GIVEN TASK
Retype the listing that follows, word for word.

-*-

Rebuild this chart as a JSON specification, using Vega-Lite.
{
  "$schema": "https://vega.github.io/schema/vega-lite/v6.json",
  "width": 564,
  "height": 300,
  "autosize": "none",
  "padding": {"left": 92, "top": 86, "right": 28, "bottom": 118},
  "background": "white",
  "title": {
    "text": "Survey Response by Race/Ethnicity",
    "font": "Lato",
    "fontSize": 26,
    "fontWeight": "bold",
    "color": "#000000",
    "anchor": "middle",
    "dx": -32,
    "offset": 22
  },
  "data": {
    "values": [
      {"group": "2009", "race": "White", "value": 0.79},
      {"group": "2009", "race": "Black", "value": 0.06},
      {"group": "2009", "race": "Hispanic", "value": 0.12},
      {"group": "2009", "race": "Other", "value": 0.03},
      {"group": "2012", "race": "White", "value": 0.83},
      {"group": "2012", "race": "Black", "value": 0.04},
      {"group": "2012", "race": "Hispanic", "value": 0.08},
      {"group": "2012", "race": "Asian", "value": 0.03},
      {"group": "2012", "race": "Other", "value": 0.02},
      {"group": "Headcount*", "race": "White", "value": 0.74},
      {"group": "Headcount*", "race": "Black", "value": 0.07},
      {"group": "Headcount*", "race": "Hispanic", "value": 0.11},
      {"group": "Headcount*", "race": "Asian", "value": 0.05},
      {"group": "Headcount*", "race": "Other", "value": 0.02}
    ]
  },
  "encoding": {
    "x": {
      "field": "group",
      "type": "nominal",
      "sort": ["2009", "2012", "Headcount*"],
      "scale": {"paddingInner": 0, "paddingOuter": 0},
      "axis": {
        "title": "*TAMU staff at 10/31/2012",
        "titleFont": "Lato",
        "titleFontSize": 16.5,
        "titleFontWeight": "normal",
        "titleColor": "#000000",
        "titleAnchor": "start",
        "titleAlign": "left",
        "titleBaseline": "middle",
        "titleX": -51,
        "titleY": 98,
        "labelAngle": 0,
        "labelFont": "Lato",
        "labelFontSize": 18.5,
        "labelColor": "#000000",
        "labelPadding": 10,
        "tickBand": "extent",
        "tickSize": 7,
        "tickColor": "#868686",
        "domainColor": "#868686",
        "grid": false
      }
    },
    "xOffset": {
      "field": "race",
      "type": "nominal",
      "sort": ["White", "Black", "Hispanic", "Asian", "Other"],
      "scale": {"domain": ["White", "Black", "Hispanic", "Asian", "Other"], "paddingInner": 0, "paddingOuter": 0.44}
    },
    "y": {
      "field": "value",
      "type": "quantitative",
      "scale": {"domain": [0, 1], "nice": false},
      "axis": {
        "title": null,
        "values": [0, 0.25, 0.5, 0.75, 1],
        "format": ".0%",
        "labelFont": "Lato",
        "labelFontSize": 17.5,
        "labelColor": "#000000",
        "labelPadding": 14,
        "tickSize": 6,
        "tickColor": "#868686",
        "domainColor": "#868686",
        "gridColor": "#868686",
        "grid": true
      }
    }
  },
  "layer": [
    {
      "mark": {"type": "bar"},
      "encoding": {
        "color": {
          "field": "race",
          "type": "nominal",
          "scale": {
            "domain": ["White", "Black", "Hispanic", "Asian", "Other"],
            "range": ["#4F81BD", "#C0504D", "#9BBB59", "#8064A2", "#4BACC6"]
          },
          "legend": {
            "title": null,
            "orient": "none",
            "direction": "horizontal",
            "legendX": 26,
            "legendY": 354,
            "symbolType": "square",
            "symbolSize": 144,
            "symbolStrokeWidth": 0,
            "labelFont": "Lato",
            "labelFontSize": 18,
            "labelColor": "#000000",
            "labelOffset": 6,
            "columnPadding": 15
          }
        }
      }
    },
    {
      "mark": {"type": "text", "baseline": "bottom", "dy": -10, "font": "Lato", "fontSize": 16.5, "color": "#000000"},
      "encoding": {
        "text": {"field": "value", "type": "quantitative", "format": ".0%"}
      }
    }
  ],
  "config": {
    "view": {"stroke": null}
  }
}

-*-

WRITTEN SOLUTION
Rebuild this chart as a JSON specification, using Vega-Lite.
{
  "$schema": "https://vega.github.io/schema/vega-lite/v6.json",
  "width": 564,
  "height": 300,
  "autosize": "none",
  "padding": {"left": 92, "top": 86, "right": 28, "bottom": 118},
  "background": "white",
  "title": {
    "text": "Survey Response by Race/Ethnicity",
    "font": "Lato",
    "fontSize": 26,
    "fontWeight": "bold",
    "color": "#000000",
    "anchor": "middle",
    "dx": -32,
    "offset": 22
  },
  "data": {
    "values": [
      {"group": "2009", "race": "White", "value": 0.79},
      {"group": "2009", "race": "Black", "value": 0.06},
      {"group": "2009", "race": "Hispanic", "value": 0.12},
      {"group": "2009", "race": "Other", "value": 0.03},
      {"group": "2012", "race": "White", "value": 0.83},
      {"group": "2012", "race": "Black", "value": 0.04},
      {"group": "2012", "race": "Hispanic", "value": 0.08},
      {"group": "2012", "race": "Asian", "value": 0.03},
      {"group": "2012", "race": "Other", "value": 0.02},
      {"group": "Headcount*", "race": "White", "value": 0.74},
      {"group": "Headcount*", "race": "Black", "value": 0.07},
      {"group": "Headcount*", "race": "Hispanic", "value": 0.11},
      {"group": "Headcount*", "race": "Asian", "value": 0.05},
      {"group": "Headcount*", "race": "Other", "value": 0.02}
    ]
  },
  "encoding": {
    "x": {
      "field": "group",
      "type": "nominal",
      "sort": ["2009", "2012", "Headcount*"],
      "scale": {"paddingInner": 0, "paddingOuter": 0},
      "axis": {
        "title": "*TAMU staff at 10/31/2012",
        "titleFont": "Lato",
        "titleFontSize": 16.5,
        "titleFontWeight": "normal",
        "titleColor": "#000000",
        "titleAnchor": "start",
        "titleAlign": "left",
        "titleBaseline": "middle",
        "titleX": -51,
        "titleY": 98,
        "labelAngle": 0,
        "labelFont": "Lato",
        "labelFontSize": 18.5,
        "labelColor": "#000000",
        "labelPadding": 10,
        "tickBand": "extent",
        "tickSize": 7,
        "tickColor": "#868686",
        "domainColor": "#868686",
        "grid": false
      }
    },
    "xOffset": {
      "field": "race",
      "type": "nominal",
      "sort": ["White", "Black", "Hispanic", "Asian", "Other"],
      "scale": {"domain": ["White", "Black", "Hispanic", "Asian", "Other"], "paddingInner": 0, "paddingOuter": 0.44}
    },
    "y": {
      "field": "value",
      "type": "quantitative",
      "scale": {"domain": [0, 1], "nice": false},
      "axis": {
        "title": null,
        "values": [0, 0.25, 0.5, 0.75, 1],
        "format": ".0%",
        "labelFont": "Lato",
        "labelFontSize": 17.5,
        "labelColor": "#000000",
        "labelPadding": 14,
        "tickSize": 6,
        "tickColor": "#868686",
        "domainColor": "#868686",
        "gridColor": "#868686",
        "grid": true
      }
    }
  },
  "layer": [
    {
      "mark": {"type": "bar"},
      "encoding": {
        "color": {
          "field": "race",
          "type": "nominal",
          "scale": {
            "domain": ["White", "Black", "Hispanic", "Asian", "Other"],
            "range": ["#4F81BD", "#C0504D", "#9BBB59", "#8064A2", "#4BACC6"]
          },
          "legend": {
            "title": null,
            "orient": "none",
            "direction": "horizontal",
            "legendX": 26,
            "legendY": 354,
            "symbolType": "square",
            "symbolSize": 144,
            "symbolStrokeWidth": 0,
            "labelFont": "Lato",
            "labelFontSize": 18,
            "labelColor": "#000000",
            "labelOffset": 6,
            "columnPadding": 15
          }
        }
      }
    },
    {
      "mark": {"type": "text", "baseline": "bottom", "dy": -10, "font": "Lato", "fontSize": 16.5, "color": "#000000"},
      "encoding": {
        "text": {"field": "value", "type": "quantitative", "format": ".0%"}
      }
    }
  ],
  "config": {
    "view": {"stroke": null}
  }
}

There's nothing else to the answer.